For many years, the thought of IoT helping our everyday lives was a distant dream. Now, IoT is being used to ensure the safety of COVID-19 vaccines as the world gets vaccinated. Quadrant Health highlights the importance of technology in healthcare.
Internet of Things (IoT) is being used at Aintree Primary Care Network (PCN) to ensure the storage of vaccines. The technology uses remote sensors in the refrigeration units.
Monitoring the temperatures remotely guarantees that the vaccine is kept at the correct temperature. Removing the possibility of human error greatly reduces the number of wasted vaccines each year.
Half of vaccines globally are wasted according to WHO
As it currently stands, approximately 50% of vaccines are wasted around the world. Naturally, this differs country by country and normally does not affect the supply chain and the administrating process due to the substantial amounts available. This is according to the World Health Organisation.
However, the C19 vaccine is in high demand and low supply, so technology can help mitigate the number of wasted vaccines.
The system has given us great peace of mind
Data on discarded C19 vaccines isn’t widely available. So, it is hard to track the progress that IoT is having on reducing wastage. Although, in April 2021, French Minister of Health Olivier Veran announced that 5% of AstraZeneca, 20% of Moderna, and 7% of Pfizer vaccines currently go to waste in France.
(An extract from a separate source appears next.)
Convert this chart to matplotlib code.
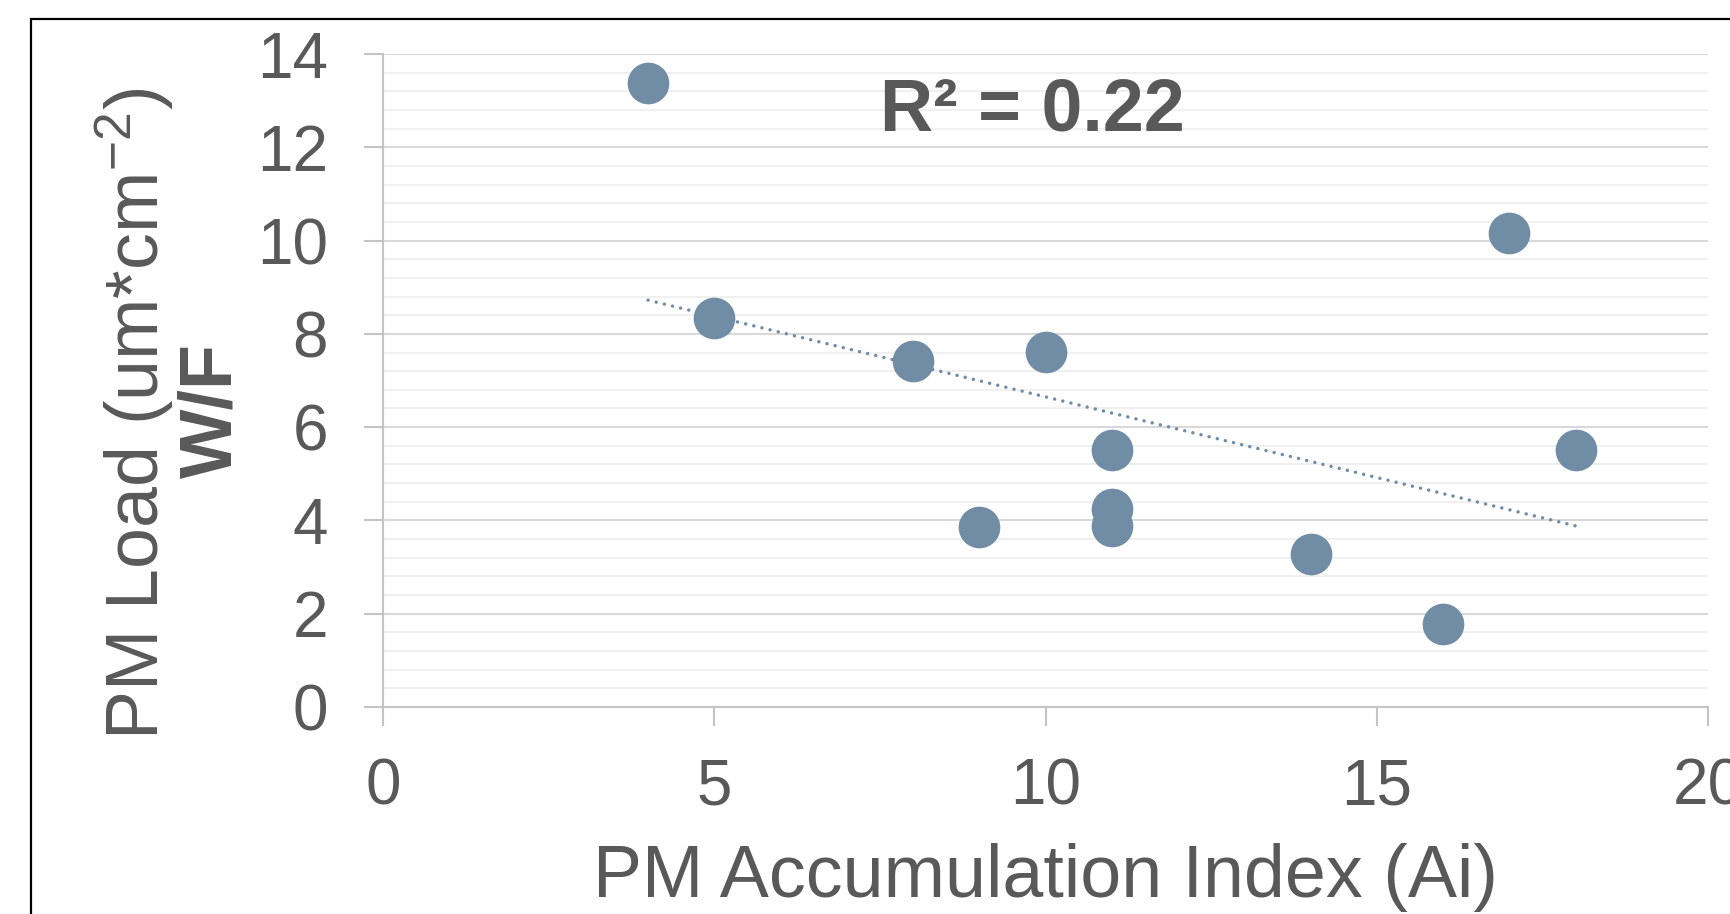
import numpy as np
import matplotlib
matplotlib.use('Agg')
import matplotlib.pyplot as plt
from matplotlib.ticker import MultipleLocator
from matplotlib.patches import Rectangle

plt.rcParams['font.family'] = ['Liberation Sans', 'DejaVu Sans']
plt.rcParams['mathtext.fontset'] = 'custom'
plt.rcParams['mathtext.rm'] = 'Liberation Sans'
plt.rcParams['mathtext.it'] = 'Liberation Sans'

# PM accumulation index vs PM load, W/F
ai = [4, 5, 8, 9, 10, 11, 11, 11, 14, 16, 17, 18]
load = [13.37, 8.33, 7.41, 3.85, 7.61, 5.50, 4.25, 3.88, 3.28, 1.78, 10.16, 5.52]

x = np.array(ai, dtype=float)
y = np.array(load)

# linear trendline + R^2
k, b = np.polyfit(x, y, 1)
yfit = k*x + b
r2 = 1 - np.sum((y - yfit)**2)/np.sum((y - y.mean())**2)

grey = '#595959'
axc = '#c4c4c4'
dotc = '#718ca5'

fig = plt.figure(figsize=(17.31, 9.14), dpi=100)
ax = fig.add_axes([0.2213, 0.2265, 0.7655, 0.7144])

xl = np.array([x.min(), x.max()])
ax.plot(xl, k*xl + b, color=dotc, lw=2.5, linestyle=(0, (0.01, 2.4)),
        dash_capstyle='round', zorder=2)
ax.plot(x, y, 'o', color=dotc, markersize=30, markeredgewidth=0, zorder=3)

ax.set_xlim(0, 20)
ax.set_ylim(0, 14)
ax.xaxis.set_major_locator(MultipleLocator(5))
ax.yaxis.set_major_locator(MultipleLocator(2))
ax.yaxis.set_minor_locator(MultipleLocator(0.4))

ax.grid(axis='y', which='major', color='#d9d9d9', lw=1.5, zorder=0)
ax.grid(axis='y', which='minor', color='#f0f0f0', lw=1.5, zorder=0)
ax.set_axisbelow(True)

for s in ['top', 'right']:
    ax.spines[s].set_visible(False)
for s in ['left', 'bottom']:
    ax.spines[s].set_color(axc)
    ax.spines[s].set_linewidth(1.5)

ax.tick_params(axis='both', which='major', direction='out', length=13.7,
               width=1.5, color=axc, labelcolor=grey, labelsize=46)
ax.tick_params(axis='y', which='minor', length=0)
ax.tick_params(axis='y', which='major', pad=26)
ax.tick_params(axis='x', which='major', pad=23)

ax.set_xlabel('PM Accumulation Index (Ai)', fontsize=53, color=grey, labelpad=18)

fig.text(135/1731, 1 - 414/914, r'PM Load (um*cm$^{\mathrm{-2}}$)', rotation=90,
         ha='center', va='center', fontsize=53, color=grey)
fig.text(212/1731, 1 - 411/914, 'W/F', rotation=90, ha='center', va='center',
         fontsize=53, fontweight='bold', color=grey)

ax.text(9.8, 12.37, 'R\u00b2 = {:.2f}'.format(r2), ha='center', va='baseline',
        fontsize=53, fontweight='bold', color=grey)

# outer frame
fig.add_artist(Rectangle((31/1731, -0.1), 1.2, 1.1 - 19/914, transform=fig.transFigure,
                         fill=False, edgecolor='black', lw=1.6))

fig.savefig('out.png', dpi=100)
Over one million COVID vaccines were wasted in France alone
At this time, it means that 1.25 million doses of the vaccine were thrown away. The PCN, which consists of four GP practices and serves 38,000 residents, acknowledged that IoT would be the best way to mitigate this issue.
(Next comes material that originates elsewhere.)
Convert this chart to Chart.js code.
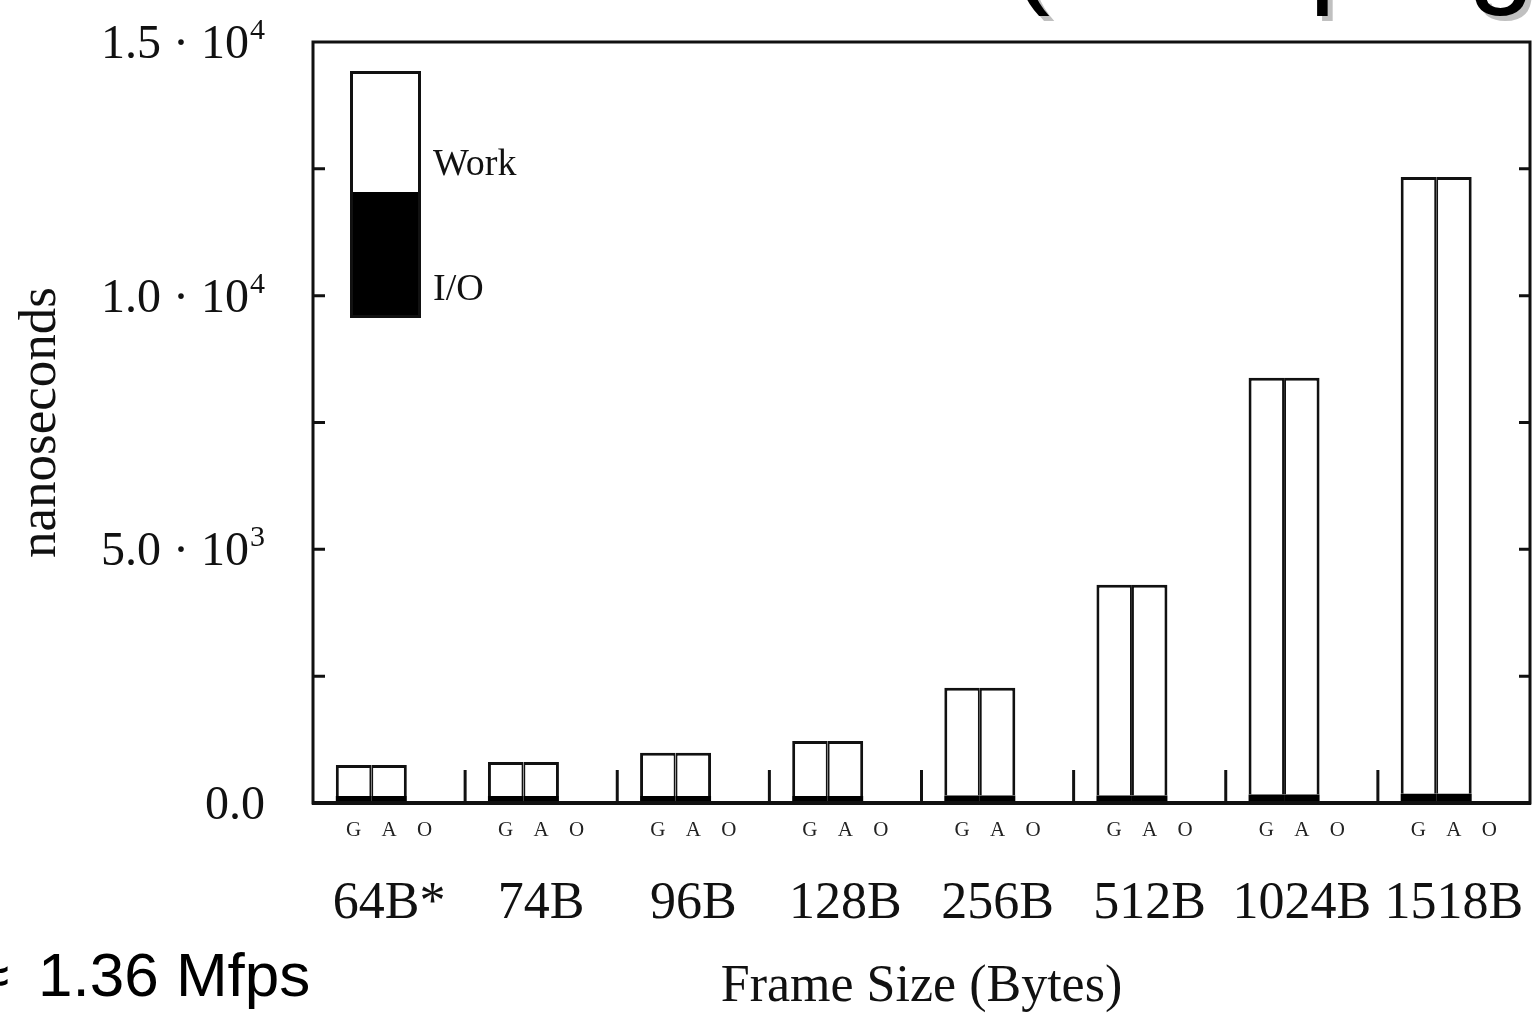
<!DOCTYPE html>
<html><head><meta charset="utf-8">
<script src="https://cdn.jsdelivr.net/npm/chart.js@4"></script>
<style>
html,body{margin:0;padding:0;background:#fff;overflow:hidden;width:1534px;height:1013px}
#wrap{position:absolute;left:0;top:0;width:1534px;height:1013px}
.sl{position:absolute;font-family:"Liberation Sans",Arial,sans-serif;line-height:1;white-space:nowrap;color:#000}
.tt{font-size:120px;top:-111px;text-shadow:5px 5px 0 #c0c0c0}
.ft{font-size:62px;top:944px}
</style></head><body>
<div id="wrap"><canvas id="c"></canvas></div>
<div class="sl tt" style="left:1010px">(</div>
<div class="sl tt" style="left:1309px">p</div>
<div class="sl tt" style="left:1468px">g</div>
<div class="sl ft" style="left:-25px">≈</div>
<div class="sl ft" style="left:38px">1.36 Mfps</div>
<script>
// ---- data ----
const categories = ['64B*', '74B', '96B', '128B', '256B', '512B', '1024B', '1518B'];
const variants = ['G', 'A', 'O'];
const ioG   = [140, 140, 140, 140, 150, 150, 170, 180];
const workG = [610, 670, 850, 1080, 2120, 4150, 8210, 12160];
const ioA   = [140, 140, 140, 140, 150, 150, 170, 180];
const workA = [610, 670, 850, 1080, 2120, 4150, 8210, 12160];
const ioO   = [0, 0, 0, 0, 0, 0, 0, 0];
const workO = [0, 0, 0, 0, 0, 0, 0, 0];
const yTickValues = [0, 5000, 10000, 15000];
const yTickBase = ['0.0', '5.0 \u00B7 10', '1.0 \u00B7 10', '1.5 \u00B7 10'];
const yTickExp = ['', '3', '4', '4'];
const yMinorStep = 2500;
const legendLabels = ['Work', 'I/O'];
const xTitle = 'Frame Size (Bytes)';
const yTitle = 'nanoseconds';

const SERIF = '"Liberation Serif", "Times New Roman", serif';
const INK = '#111';

const workBorderG = {top: 3, left: 3, right: 2, bottom: 0};
const workBorderA = {top: 3, left: 2, right: 3, bottom: 0};

const datasets = [
  {label: 'G I/O', data: ioG, stack: 'G', backgroundColor: '#000', borderWidth: 0},
  {label: 'G Work', data: workG, stack: 'G', backgroundColor: '#fff', borderColor: INK, borderWidth: workBorderG, borderSkipped: false},
  {label: 'A I/O', data: ioA, stack: 'A', backgroundColor: '#000', borderWidth: 0},
  {label: 'A Work', data: workA, stack: 'A', backgroundColor: '#fff', borderColor: INK, borderWidth: workBorderA, borderSkipped: false},
  {label: 'O I/O', data: ioO, stack: 'O', backgroundColor: '#000', borderWidth: 0},
  {label: 'O Work', data: workO, stack: 'O', backgroundColor: '#fff', borderWidth: 0}
];
const workIndex = {G: 1, A: 3, O: 5};

const decor = {
  id: 'decor',
  afterDatasetsDraw(chart) {
    const ctx = chart.ctx, ca = chart.chartArea;
    const xs = chart.scales.x, ys = chart.scales.y;
    ctx.save();
    ctx.strokeStyle = INK;
    ctx.fillStyle = INK;
    // frame
    ctx.lineWidth = 3;
    ctx.strokeRect(ca.left, ca.top, ca.right - ca.left, ca.bottom - ca.top);
    ctx.lineWidth = 4;
    ctx.beginPath(); ctx.moveTo(ca.left - 1, ca.bottom); ctx.lineTo(ca.right + 1, ca.bottom); ctx.stroke();
    // inner ticks both sides
    ctx.lineWidth = 3;
    for (let v = yMinorStep; v < ys.max; v += yMinorStep) {
      const y = ys.getPixelForValue(v);
      ctx.beginPath();
      ctx.moveTo(ca.left, y); ctx.lineTo(ca.left + 12, y);
      ctx.moveTo(ca.right, y); ctx.lineTo(ca.right - 11, y);
      ctx.stroke();
    }
    // group separators
    for (let i = 0; i < categories.length - 1; i++) {
      const x = (xs.getPixelForValue(i) + xs.getPixelForValue(i + 1)) / 2;
      ctx.beginPath(); ctx.moveTo(x, ca.bottom); ctx.lineTo(x, ca.bottom - 33); ctx.stroke();
    }
    // G A O letters
    ctx.font = '21px ' + SERIF;
    ctx.textAlign = 'center'; ctx.textBaseline = 'middle';
    ctx.fillStyle = '#222';
    variants.forEach(v => {
      const meta = chart.getDatasetMeta(workIndex[v]);
      meta.data.forEach(el => ctx.fillText(v, el.x, ca.bottom + 27));
    });
    // y tick labels with superscripts
    ctx.fillStyle = INK;
    ctx.textAlign = 'right'; ctx.textBaseline = 'alphabetic';
    yTickValues.forEach((v, i) => {
      const y = ys.getPixelForValue(v);
      let right = ca.left - 48;
      if (yTickExp[i]) {
        ctx.font = '30px ' + SERIF;
        ctx.fillText(yTickExp[i], right, y + 16 - 19);
        right -= ctx.measureText(yTickExp[i]).width + 1;
      }
      ctx.font = '48px ' + SERIF;
      ctx.fillText(yTickBase[i], right, y + 16);
    });
    // legend
    const L = ca.left + 37, T = ca.top + 29, W = 71, H = 247, split = 121;
    ctx.fillStyle = '#000';
    ctx.fillRect(L, T + split, W, H - split);
    ctx.lineWidth = 3; ctx.strokeStyle = INK;
    ctx.strokeRect(L + 1.5, T + 1.5, W - 3, H - 3);
    ctx.fillStyle = INK;
    ctx.font = '38px ' + SERIF;
    ctx.textAlign = 'left'; ctx.textBaseline = 'middle';
    ctx.fillText(legendLabels[0], L + W + 12, T + 94);
    ctx.fillText(legendLabels[1], L + W + 12, T + 219);
    ctx.restore();
  }
};

new Chart(document.getElementById('c'), {
  type: 'bar',
  data: {labels: categories, datasets},
  options: {
    responsive: true, maintainAspectRatio: false, animation: false,
    devicePixelRatio: 1,
    layout: {padding: {top: 42, right: 4, left: 0, bottom: 0}},
    categoryPercentage: 0.70, barPercentage: 1.0,
    plugins: {legend: {display: false}, tooltip: {enabled: false}},
    scales: {
      x: {
        stacked: true,
        grid: {display: false, drawTicks: false},
        border: {display: false},
        ticks: {color: INK, font: {family: SERIF, size: 52}, padding: 70, autoSkip: false, maxRotation: 0, minRotation: 0},
        title: {display: true, text: xTitle, color: INK, font: {family: SERIF, size: 52, lineHeight: 1}, padding: {top: 0, bottom: 0}},
        afterFit: s => { s.height = 210; s.paddingLeft = 0; s.paddingRight = 0; }
      },
      y: {
        stacked: true, min: 0, max: 15000,
        grid: {display: false, drawTicks: false},
        border: {display: false},
        ticks: {display: false, stepSize: yMinorStep},
        title: {display: true, text: yTitle, color: INK, font: {family: SERIF, size: 53, lineHeight: 1}, padding: {top: 15, bottom: 0}},
        afterFit: s => { s.width = 313; }
      }
    }
  },
  plugins: [decor]
});
</script>
</body></html>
Sharon Poll, manager at Aintree PCN, explained: “We wanted to limit the risk of something going wrong, and the risk of wastage, as much as possible. We were manually recording temperatures twice daily, though the gold standard is to monitor temperatures continually,”
It can make a call or send a text out of hours, and at weekends to key-holders, which is an amazing use of technology and hugely welcome
Moving forward, the hope is that there will be a further rollout of IoT services across healthcare settings. It is essential in reducing waste, reducing costs and having a reduced impact that medical waste has on the environment.
The NHS handles 6.3% of emissions in England and 5% of total air pollution. Destroying medical waste is a huge part of this contribution. The use of IoT has a role to play in reducing these levels of emissions.